New Delhi: Government-funded Gandhi Heritage Portal has initiated talks with the UK's premier archival bodies for cross-institutional cooperation on sharing of the digital version of Mahatma Gandhi's records kept in various archives in London, including the British Library.
Noted Gandhian scholar Tridip Suhrud, member of Centre's Gandhi Heritage Sites Mission (GHSM) and Chief Editor of the portal instituted to preserve Gandhi's legacy, is currently in London holding talks with British archives, the library, the museum and the BBC Archive.
He says these archival institutions "hold a wealth of records - textual, visual, and aural - on Gandhi and his life" in India and Britain.
"The idea is to seek possibilities of cooperation with these institutions, to allow sharing of Gandhi's heritage lying overseas, with us (portal) for further digital dissemination," Suhrud told a news agency.
The talks came ahead of the installation of Gandhi's bronze statue at the Parliament Square in London, and Suhrud, also director of the Ahmedabad-based Sabarmati Ashram Preservation & Memorial Trust, would be attending its unveiling ceremony tomorrow.
The scholar said, the portal established in 2013 and funded by the Ministry of Culture, is getting all the support from the Centre in this endeavour, but it's the British High Commission in India that has "thrown all their force behind it".
"The idea was initiated when British High Commissioner Sir James David Bevan from New Delhi and two ministers from the UK visited our Sabarmati Ashram and got to know about the work carried out by the Trust and the authentic repository on Gandhi that people can access online through the portal."
"In fact, the High Commissioner immediately appointed a nodal officer to build on the proposal, and the High Commission's support has been exceptionally good," he said.
Suhrud said, in terms of archival material, "We are looking at old records, letters, correspondences, photographs, films, publications, among others, and by putting all stakeholders together, we seek to create a content-sharing mechanism to benefit both sides".
Recently, an MoU was signed in Pretoria between India and South Africa for procuring the original digital images of the copies of newspaper 'Indian Opinion', from 1930-1949. National Library of South Africa (NLSA) has the original copies of the issues of the 'Indian Opinion' covering the said period.
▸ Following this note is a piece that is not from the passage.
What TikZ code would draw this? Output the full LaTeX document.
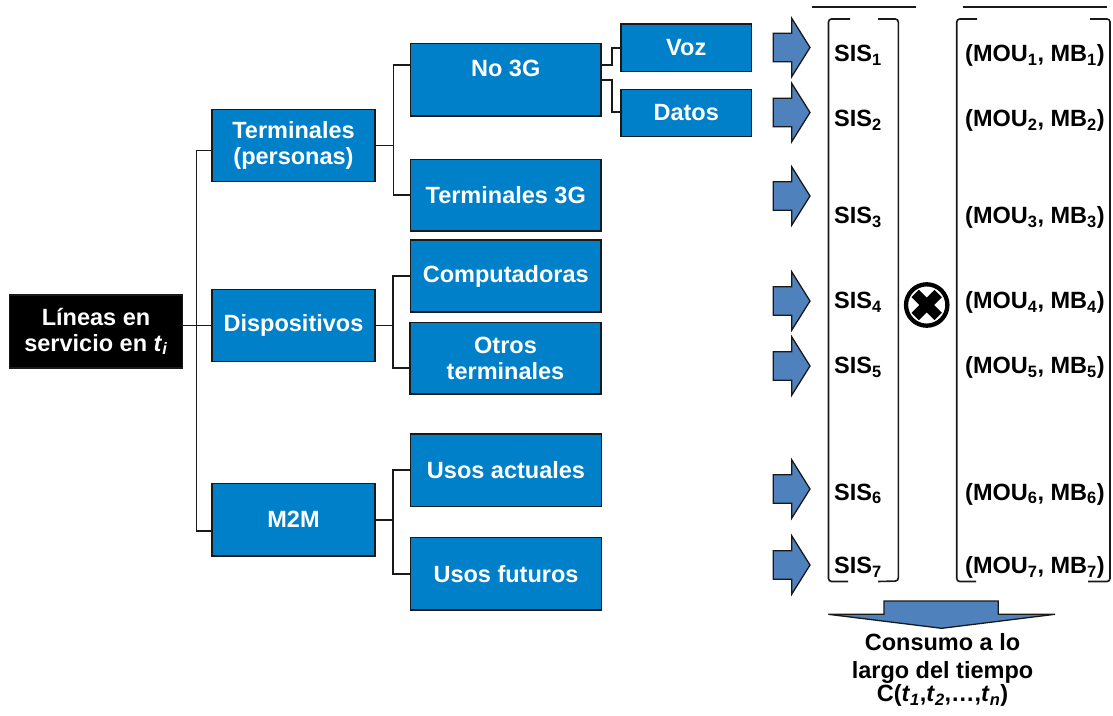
\documentclass[tikz,border=0pt]{standalone}
\usepackage{fontspec}
\setmainfont{Liberation Sans}
\usetikzlibrary{calc}
\definecolor{boxblue}{RGB}{0,128,200}
\definecolor{arrowblue}{RGB}{79,129,189}
\definecolor{linegray}{RGB}{25,25,25}

\begin{document}
\begin{tikzpicture}[x=1pt,y=-1pt,
  font=\fontsize{23.5}{25.5}\selectfont\bfseries,
  bbox/.style={draw=black!90, line width=1.7pt, fill=boxblue, text=white,
               align=center, inner sep=0pt},
  rootbox/.style={bbox, fill=black},
  link/.style={draw=linegray, line width=1.7pt},
  brk/.style={draw=linegray, line width=1.6pt, rounded corners=3pt},
  blockarrow/.style={fill=arrowblue, draw=linegray, line width=1.3pt, line join=miter},
  lbl/.style={inner sep=0pt, anchor=base west, text=black},
  rarrow/.pic={
    \path[blockarrow] (0,-14.2) -- (18.4,-14.2) -- (18.4,-29.2) -- (36.7,0)
      -- (18.4,29.2) -- (18.4,14.2) -- (0,14.2) -- cycle;
  }]
\useasboundingbox (0,0) rectangle (1113,715);

% ---------- tree of boxes ----------
\node[rootbox, minimum width=173pt, minimum height=73pt] (root) at (96,331.5)
  {Líneas en\\servicio en \textit{t}\textsubscript{\textit{i}}};

\node[bbox, minimum width=163pt, minimum height=72pt] (term) at (293.5,145.5)
  {Terminales\\(personas)};
\node[bbox, minimum width=163pt, minimum height=72pt] (disp) at (293.5,325.5)
  {Dispositivos};
\node[bbox, minimum width=163pt, minimum height=72.5pt] (m2m) at (293.5,519.75)
  {M2M};

\node[bbox, minimum width=190.5pt, minimum height=72.5pt] (no3g) at (505.75,79.75) {};
\node[inner sep=0pt, anchor=base, text=white] (no3gtext) at (505.75,76) {No 3G};
\node[bbox, minimum width=190.5pt, minimum height=71.5pt] (t3g) at (505.75,195.25)
  {Terminales 3G};
\node[bbox, minimum width=190.5pt, minimum height=72pt] (comp) at (505.75,276)
  {Computadoras};
\node[bbox, minimum width=191pt, minimum height=71.5pt] (otros) at (505.5,358.25)
  {Otros\\terminales};
\node[bbox, minimum width=191pt, minimum height=72.5pt] (usosA) at (506,470.25)
  {Usos actuales};
\node[bbox, minimum width=191pt, minimum height=72.5pt] (usosF) at (506,573.75)
  {Usos futuros};

\node[bbox, minimum width=130.5pt, minimum height=47.5pt] (voz) at (686.25,47.75)
  {Voz};
\node[bbox, minimum width=130.5pt, minimum height=47pt] (datos) at (686.25,113)
  {Datos};

% ---------- elbow connectors ----------
\draw[link] (root.east |- disp.west) -- (disp.west);
\draw[link] ([yshift=-5pt]term.west) -- ++(-14.7,0) |- ([yshift=-11pt]m2m.west);

\draw[link] (term.east) -- ++(17.5,0) coordinate (j1);
\draw[link] ([yshift=14.75pt]no3g.west) -| (j1) |- (t3g.west);

\draw[link] ([yshift=14.5pt]no3g.east) -- ++(10,0) |- (voz.west);
\draw[link] (no3g.east) -- ++(10,0) |- ([yshift=1.3pt]datos.west);

\draw[link] (disp.east) -- ++(17,0) coordinate (j2);
\draw[link] (comp.west) -| (j2) |- ([yshift=-9.5pt]otros.west);

\draw[link] (m2m.east) -- ++(17.3,0) coordinate (j3);
\draw[link] (usosA.west) -| (j3) |- (usosF.west);

% ---------- block arrows into the vector ----------
\foreach \yy in {47.5,112.5,196,301,366,489,565}
  \pic at (773.3,\yy) {rarrow};

% ---------- vector of SIS values ----------
\draw[brk] (850,19) -- (828.5,19) -- (828.5,581.5) -- (848,581.5);
\draw[brk] (878,19) -- (898.3,19) -- (898.3,581) -- (878,581.5);
\draw[link, line width=1.6pt] (811.7,6.7) -- (916,6.7);

\node[lbl] (sis1) at (834,61.7)  {SIS\textsubscript{1}};
\node[lbl] (sis2) at (834,126.7) {SIS\textsubscript{2}};
\node[lbl] (sis3) at (834,223.3) {SIS\textsubscript{3}};
\node[lbl] (sis4) at (834,308.3) {SIS\textsubscript{4}};
\node[lbl] (sis5) at (834,373.3) {SIS\textsubscript{5}};
\node[lbl] (sis6) at (834,500)   {SIS\textsubscript{6}};
\node[lbl] (sis7) at (834,573.3) {SIS\textsubscript{7}};

% ---------- product symbol ----------
\node[circle, draw=black, fill=white, line width=4.3pt, minimum size=41.4pt,
      inner sep=0pt] (prod) at (926.7,305) {};
\draw[line width=10.5pt, line cap=butt]
  ($(prod.center)+(-11.5,-11.5)$) -- ($(prod.center)+(11.5,11.5)$)
  ($(prod.center)+(-11.5,11.5)$) -- ($(prod.center)+(11.5,-11.5)$);

% ---------- vector of (MOU, MB) pairs ----------
\draw[brk] (977,19) -- (956.7,19) -- (956.7,581.5) -- (976,581.5);
\draw[brk] (1090,19) -- (1110,19) -- (1110,581.5) -- (1088,581.5);
\draw[link, line width=1.6pt] (963.3,6.7) -- (1106.7,6.7);

\node[lbl] (mou1) at (965,61.7)  {(MOU\textsubscript{1}, MB\textsubscript{1})};
\node[lbl] (mou2) at (965,126.7) {(MOU\textsubscript{2}, MB\textsubscript{2})};
\node[lbl] (mou3) at (965,223.3) {(MOU\textsubscript{3}, MB\textsubscript{3})};
\node[lbl] (mou4) at (965,308.3) {(MOU\textsubscript{4}, MB\textsubscript{4})};
\node[lbl] (mou5) at (965,373.3) {(MOU\textsubscript{5}, MB\textsubscript{5})};
\node[lbl] (mou6) at (965,500)   {(MOU\textsubscript{6}, MB\textsubscript{6})};
\node[lbl] (mou7) at (965,573.3) {(MOU\textsubscript{7}, MB\textsubscript{7})};

% ---------- result arrow and caption ----------
\path[blockarrow] (884,601) -- (998.3,601) -- (998.3,614.3) -- (1055,614.3)
  -- (941.7,628.3) -- (828.3,614.3) -- (884,614.3) -- cycle;

\node[inner sep=0pt, anchor=base] (cons1) at (942.5,650) {Consumo a lo};
\node[inner sep=0pt, anchor=base] (cons2) at (942.5,678) {largo del tiempo};
\node[inner sep=0pt, anchor=base] (cons3) at (942.5,701.7)
  {C(\textit{t}\textsubscript{\textit{1}},\textit{t}\textsubscript{\textit{2}},…,\textit{t}\textsubscript{\textit{n}})};
\end{tikzpicture}
\end{document}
The weekly newspaper was first established and produced by Gandhi and his colleagues in 1903 at a printing press at the Phoenix Settlement that he started near Durban.
The MoU is expected to give a big boost to the portal, which aspires to preserve Gandhi's legacy and be an authentic open source archive on the iconic leader's life and times in both countries.
Suhrud said, if all goes well, "Indian might be able to see some of the hitherto unseen records associated with Gandhi."
Gandhi, spent three years as a law student at the Inner Temple (1888-1891), which were pivotal in shaping his philosophy and ideas of the Western world. During this period, he also learnt ballroom dance, became an advocate of vegetarianism, and immersed himself in key spiritual texts.
Gandhi's other tryst with the British capital was in 1931, the year in which he also attended the Round Table Conference, met cinema icon Charlie Chaplin, visited a textile factory in Lancashire, planted a tree outside Kingsley Hall and met with the Queen.
On the new statue, Suhrud said, "It is a fitting tribute to indeed a 'great soul', whose life inspires and will continue to inspire people across the world, not to mention further the friendly ties between Indian and Britain."
The statue by leading British sculptor Philip Jackson will be the focal point for the commemoration of the 100th anniversary of Gandhi's return to India from South Africa to kick-start the independence movement.
"It is great that there will be a monument honouring Gandhi in London's Parliament Square, which was one of his favourite cities. He is the first Indian and the only person honoured with a statue in the Square, who never held public office," Lord Meghnad Desai, the founder-chair of the Gandhi Statue Memorial Trust, said.
The India-SA MoU also marked the 100th anniversary of Gandhi's return to India from South Africa to initiate the 'Satyagraha' in his homeland.